TASK DIRECTIONS: Note each line where "that" appears, and copy it.

INPUT RECORDS:
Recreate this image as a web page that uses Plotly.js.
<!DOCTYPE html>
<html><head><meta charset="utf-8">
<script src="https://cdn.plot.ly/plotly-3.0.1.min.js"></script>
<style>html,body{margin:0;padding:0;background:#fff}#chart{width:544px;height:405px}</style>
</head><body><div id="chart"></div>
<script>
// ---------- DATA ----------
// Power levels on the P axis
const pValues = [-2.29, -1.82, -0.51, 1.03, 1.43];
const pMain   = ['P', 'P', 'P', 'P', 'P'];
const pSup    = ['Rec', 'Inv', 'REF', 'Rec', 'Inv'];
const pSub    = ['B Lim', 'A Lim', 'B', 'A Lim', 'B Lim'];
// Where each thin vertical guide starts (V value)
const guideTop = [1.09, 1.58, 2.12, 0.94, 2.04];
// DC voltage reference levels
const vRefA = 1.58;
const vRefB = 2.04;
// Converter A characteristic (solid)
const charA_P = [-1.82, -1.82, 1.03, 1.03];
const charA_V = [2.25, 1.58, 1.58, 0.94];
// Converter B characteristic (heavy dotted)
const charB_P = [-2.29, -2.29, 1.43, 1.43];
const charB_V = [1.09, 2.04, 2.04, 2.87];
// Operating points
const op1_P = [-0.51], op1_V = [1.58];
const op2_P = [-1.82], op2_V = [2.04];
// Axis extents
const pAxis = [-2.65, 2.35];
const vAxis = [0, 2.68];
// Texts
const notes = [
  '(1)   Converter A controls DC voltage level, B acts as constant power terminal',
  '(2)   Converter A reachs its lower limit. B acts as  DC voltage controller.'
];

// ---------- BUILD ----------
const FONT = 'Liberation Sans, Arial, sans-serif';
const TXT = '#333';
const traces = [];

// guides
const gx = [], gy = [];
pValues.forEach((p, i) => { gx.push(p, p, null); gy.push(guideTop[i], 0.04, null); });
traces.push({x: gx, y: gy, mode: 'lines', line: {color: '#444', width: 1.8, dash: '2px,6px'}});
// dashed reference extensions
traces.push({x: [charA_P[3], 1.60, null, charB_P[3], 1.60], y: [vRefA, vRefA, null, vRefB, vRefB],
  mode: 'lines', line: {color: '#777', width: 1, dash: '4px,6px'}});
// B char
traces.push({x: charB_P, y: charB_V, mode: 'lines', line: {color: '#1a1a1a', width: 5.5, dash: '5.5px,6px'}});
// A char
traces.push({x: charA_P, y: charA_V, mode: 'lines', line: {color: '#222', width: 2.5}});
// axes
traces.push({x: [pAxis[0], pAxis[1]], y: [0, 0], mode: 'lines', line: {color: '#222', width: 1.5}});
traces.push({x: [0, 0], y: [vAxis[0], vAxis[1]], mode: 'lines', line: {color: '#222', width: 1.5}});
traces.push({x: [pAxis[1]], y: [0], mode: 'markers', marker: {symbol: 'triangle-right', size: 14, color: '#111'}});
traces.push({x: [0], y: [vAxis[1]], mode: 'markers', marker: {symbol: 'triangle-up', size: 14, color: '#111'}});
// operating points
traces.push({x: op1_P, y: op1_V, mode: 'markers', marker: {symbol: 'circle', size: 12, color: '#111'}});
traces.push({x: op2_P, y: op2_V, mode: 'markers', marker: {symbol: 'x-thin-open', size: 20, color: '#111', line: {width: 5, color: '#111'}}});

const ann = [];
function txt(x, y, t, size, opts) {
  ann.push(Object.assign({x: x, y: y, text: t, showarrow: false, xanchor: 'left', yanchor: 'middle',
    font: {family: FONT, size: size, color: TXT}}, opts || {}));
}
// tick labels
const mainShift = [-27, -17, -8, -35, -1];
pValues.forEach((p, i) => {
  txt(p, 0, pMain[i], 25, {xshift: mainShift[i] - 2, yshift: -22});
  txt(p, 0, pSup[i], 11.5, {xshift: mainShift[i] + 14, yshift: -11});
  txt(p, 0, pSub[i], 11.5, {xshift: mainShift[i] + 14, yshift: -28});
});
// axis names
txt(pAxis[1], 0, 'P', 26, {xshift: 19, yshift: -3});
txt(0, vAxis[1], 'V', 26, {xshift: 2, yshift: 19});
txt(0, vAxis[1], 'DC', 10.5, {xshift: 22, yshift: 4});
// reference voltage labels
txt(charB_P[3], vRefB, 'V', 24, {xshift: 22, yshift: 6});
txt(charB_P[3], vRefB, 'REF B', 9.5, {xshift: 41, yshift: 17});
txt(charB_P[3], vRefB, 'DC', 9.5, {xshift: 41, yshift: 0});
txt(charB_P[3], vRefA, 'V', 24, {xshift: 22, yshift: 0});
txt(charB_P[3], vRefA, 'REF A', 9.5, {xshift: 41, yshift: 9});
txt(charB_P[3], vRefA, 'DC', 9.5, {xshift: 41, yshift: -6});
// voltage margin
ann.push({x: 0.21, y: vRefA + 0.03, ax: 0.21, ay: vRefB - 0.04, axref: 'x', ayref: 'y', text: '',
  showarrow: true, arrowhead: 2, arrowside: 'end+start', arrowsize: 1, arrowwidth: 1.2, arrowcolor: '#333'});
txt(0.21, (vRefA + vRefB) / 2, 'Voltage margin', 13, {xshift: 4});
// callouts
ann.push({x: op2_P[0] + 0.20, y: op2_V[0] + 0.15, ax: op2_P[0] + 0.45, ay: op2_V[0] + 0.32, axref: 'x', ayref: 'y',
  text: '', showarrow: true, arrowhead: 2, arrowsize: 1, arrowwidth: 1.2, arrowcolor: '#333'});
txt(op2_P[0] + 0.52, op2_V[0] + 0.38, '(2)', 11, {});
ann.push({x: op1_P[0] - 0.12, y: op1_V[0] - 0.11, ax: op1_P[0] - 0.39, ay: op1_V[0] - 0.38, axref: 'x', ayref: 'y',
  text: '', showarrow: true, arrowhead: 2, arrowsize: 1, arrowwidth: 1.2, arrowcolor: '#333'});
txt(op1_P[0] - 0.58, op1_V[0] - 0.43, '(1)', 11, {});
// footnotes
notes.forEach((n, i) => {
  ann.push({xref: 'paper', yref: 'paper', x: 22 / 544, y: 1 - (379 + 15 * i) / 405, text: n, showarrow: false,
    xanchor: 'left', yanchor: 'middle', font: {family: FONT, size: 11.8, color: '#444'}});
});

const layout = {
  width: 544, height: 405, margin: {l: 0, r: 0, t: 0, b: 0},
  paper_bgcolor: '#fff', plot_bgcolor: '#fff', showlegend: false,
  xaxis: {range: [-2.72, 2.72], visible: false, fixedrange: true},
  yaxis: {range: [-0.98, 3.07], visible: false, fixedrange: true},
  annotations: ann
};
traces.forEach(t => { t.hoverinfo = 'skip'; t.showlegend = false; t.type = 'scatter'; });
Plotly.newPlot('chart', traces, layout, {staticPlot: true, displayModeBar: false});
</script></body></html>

==

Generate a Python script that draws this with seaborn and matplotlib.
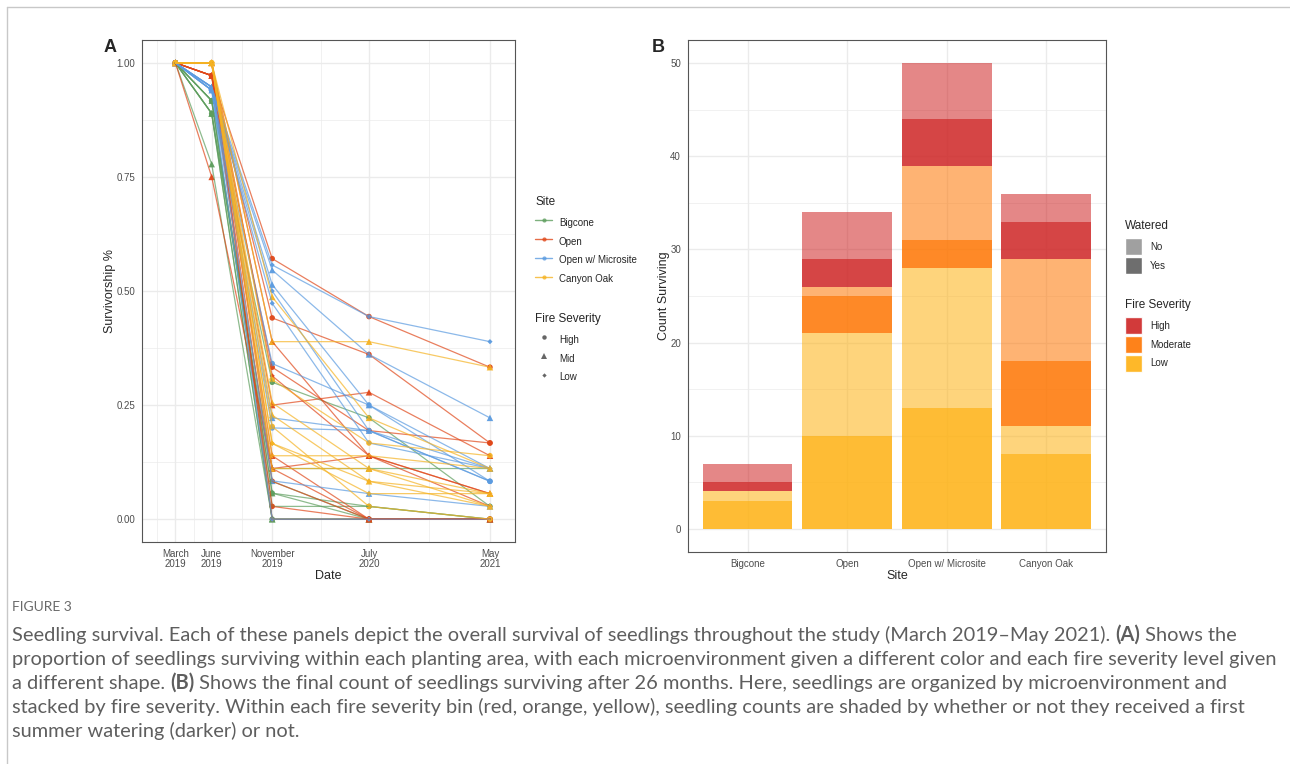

==

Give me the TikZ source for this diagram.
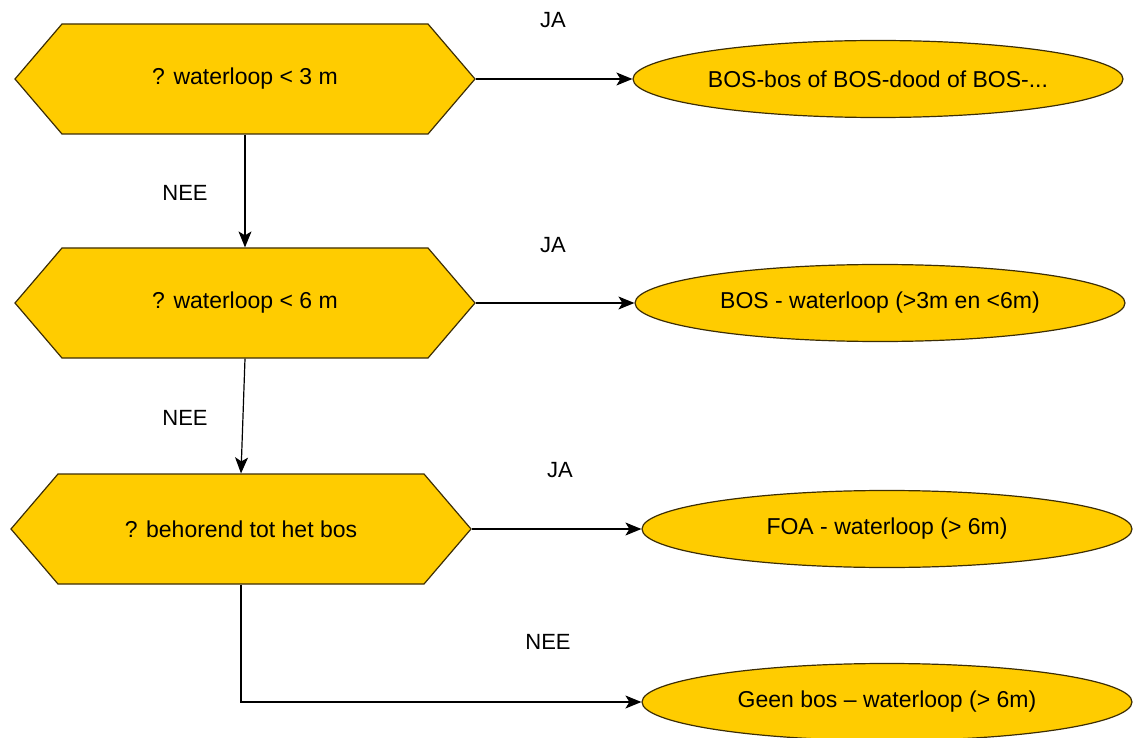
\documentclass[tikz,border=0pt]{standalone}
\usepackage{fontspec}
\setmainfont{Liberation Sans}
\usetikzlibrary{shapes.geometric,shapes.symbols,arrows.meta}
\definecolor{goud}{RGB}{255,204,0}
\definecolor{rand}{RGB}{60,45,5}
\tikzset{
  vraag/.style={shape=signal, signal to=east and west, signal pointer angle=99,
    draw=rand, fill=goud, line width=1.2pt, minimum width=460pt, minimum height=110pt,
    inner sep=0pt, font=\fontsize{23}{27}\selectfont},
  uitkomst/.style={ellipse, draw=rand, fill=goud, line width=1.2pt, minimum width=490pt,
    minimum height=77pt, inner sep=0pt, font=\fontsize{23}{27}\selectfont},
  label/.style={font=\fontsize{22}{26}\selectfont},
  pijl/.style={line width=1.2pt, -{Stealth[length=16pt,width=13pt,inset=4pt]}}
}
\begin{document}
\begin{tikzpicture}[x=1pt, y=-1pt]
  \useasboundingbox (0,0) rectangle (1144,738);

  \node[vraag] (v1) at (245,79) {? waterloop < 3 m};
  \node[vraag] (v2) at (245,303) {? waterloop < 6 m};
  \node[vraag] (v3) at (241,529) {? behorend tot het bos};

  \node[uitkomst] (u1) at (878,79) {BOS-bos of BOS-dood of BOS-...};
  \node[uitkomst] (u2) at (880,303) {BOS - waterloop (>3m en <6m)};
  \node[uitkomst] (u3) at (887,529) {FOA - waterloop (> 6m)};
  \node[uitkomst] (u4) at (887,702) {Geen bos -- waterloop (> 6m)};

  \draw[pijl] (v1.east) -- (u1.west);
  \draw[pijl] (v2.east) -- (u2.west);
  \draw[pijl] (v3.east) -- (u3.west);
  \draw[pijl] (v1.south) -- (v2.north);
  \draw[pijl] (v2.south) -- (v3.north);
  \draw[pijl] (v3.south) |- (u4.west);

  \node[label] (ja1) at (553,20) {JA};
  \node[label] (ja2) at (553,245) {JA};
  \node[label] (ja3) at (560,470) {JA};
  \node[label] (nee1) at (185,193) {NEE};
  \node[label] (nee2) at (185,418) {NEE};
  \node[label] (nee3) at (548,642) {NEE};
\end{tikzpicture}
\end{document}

TASK RESPONSE:
Recreate this image as a web page that uses Plotly.js.
Generate a Python script that draws this with seaborn and matplotlib.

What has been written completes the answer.